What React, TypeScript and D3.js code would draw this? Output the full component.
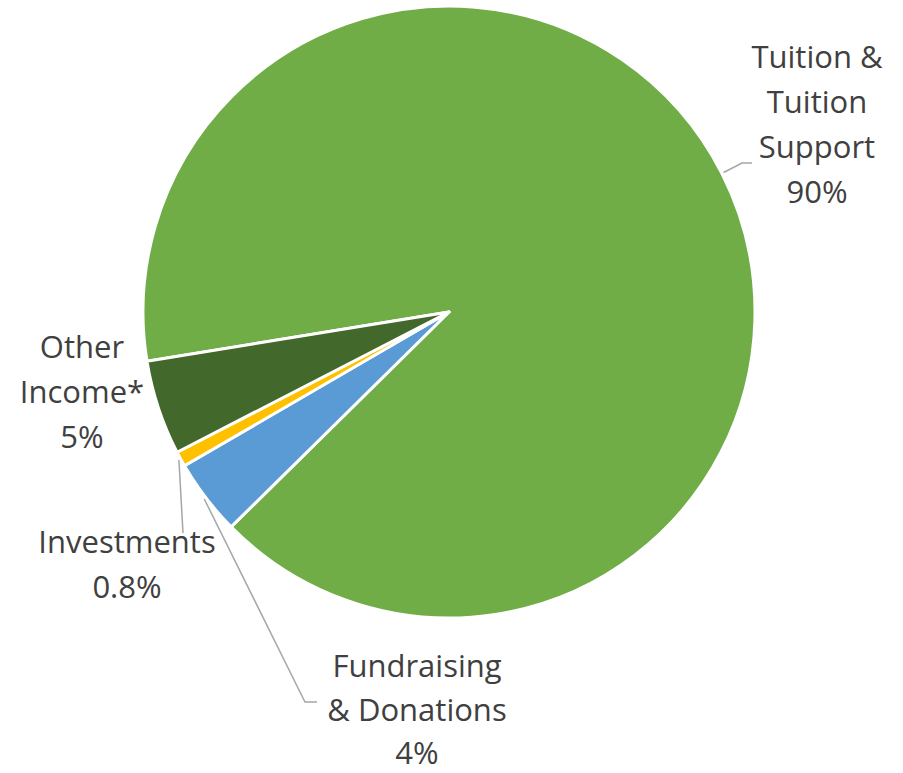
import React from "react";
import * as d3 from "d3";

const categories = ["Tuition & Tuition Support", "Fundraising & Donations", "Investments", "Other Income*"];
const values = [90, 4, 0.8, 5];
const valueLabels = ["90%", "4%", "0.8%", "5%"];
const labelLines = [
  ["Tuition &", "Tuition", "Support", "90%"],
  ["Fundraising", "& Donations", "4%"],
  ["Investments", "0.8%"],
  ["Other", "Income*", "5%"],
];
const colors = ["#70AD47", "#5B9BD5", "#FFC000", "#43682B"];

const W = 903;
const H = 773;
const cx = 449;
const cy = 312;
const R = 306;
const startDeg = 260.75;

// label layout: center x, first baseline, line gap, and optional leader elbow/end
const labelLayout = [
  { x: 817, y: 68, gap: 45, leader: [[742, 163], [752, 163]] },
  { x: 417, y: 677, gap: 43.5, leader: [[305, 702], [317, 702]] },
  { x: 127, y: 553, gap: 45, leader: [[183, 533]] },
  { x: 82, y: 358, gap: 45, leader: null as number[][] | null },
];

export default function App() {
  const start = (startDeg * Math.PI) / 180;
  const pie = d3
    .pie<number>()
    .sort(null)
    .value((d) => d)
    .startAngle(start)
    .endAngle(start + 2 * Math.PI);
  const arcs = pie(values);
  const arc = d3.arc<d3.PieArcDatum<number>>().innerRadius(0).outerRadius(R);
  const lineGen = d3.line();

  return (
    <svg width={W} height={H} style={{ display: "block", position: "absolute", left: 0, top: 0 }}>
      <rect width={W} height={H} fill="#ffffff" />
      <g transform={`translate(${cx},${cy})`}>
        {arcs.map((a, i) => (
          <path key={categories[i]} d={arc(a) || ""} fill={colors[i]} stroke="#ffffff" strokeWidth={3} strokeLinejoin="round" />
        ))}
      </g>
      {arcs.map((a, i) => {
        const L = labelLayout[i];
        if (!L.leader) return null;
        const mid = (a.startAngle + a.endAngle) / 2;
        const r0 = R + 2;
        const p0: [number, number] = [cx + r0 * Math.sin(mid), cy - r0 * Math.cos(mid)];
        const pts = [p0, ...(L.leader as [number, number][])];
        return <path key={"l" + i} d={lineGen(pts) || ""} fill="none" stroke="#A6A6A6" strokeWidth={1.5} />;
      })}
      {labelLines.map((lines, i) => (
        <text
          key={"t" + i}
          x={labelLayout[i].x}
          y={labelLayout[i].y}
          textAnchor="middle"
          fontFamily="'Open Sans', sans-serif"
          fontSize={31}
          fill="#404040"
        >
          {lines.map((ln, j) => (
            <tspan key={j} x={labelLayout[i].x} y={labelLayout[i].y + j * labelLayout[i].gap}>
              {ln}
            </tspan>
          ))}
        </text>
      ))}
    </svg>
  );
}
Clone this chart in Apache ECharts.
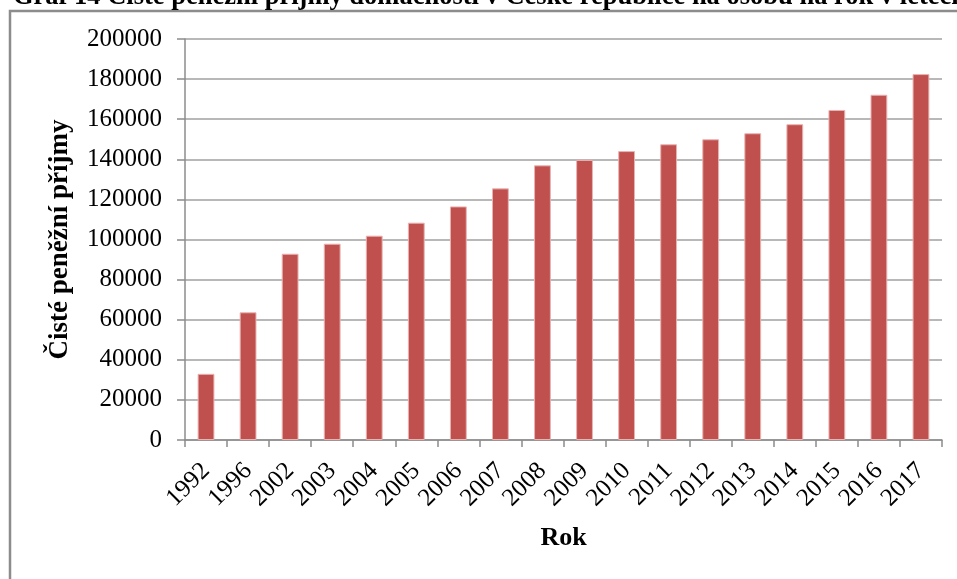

§ **Instruction**
Say, as a bare number, how many lines in the entries above include the string "this".

§ **Task answer**
2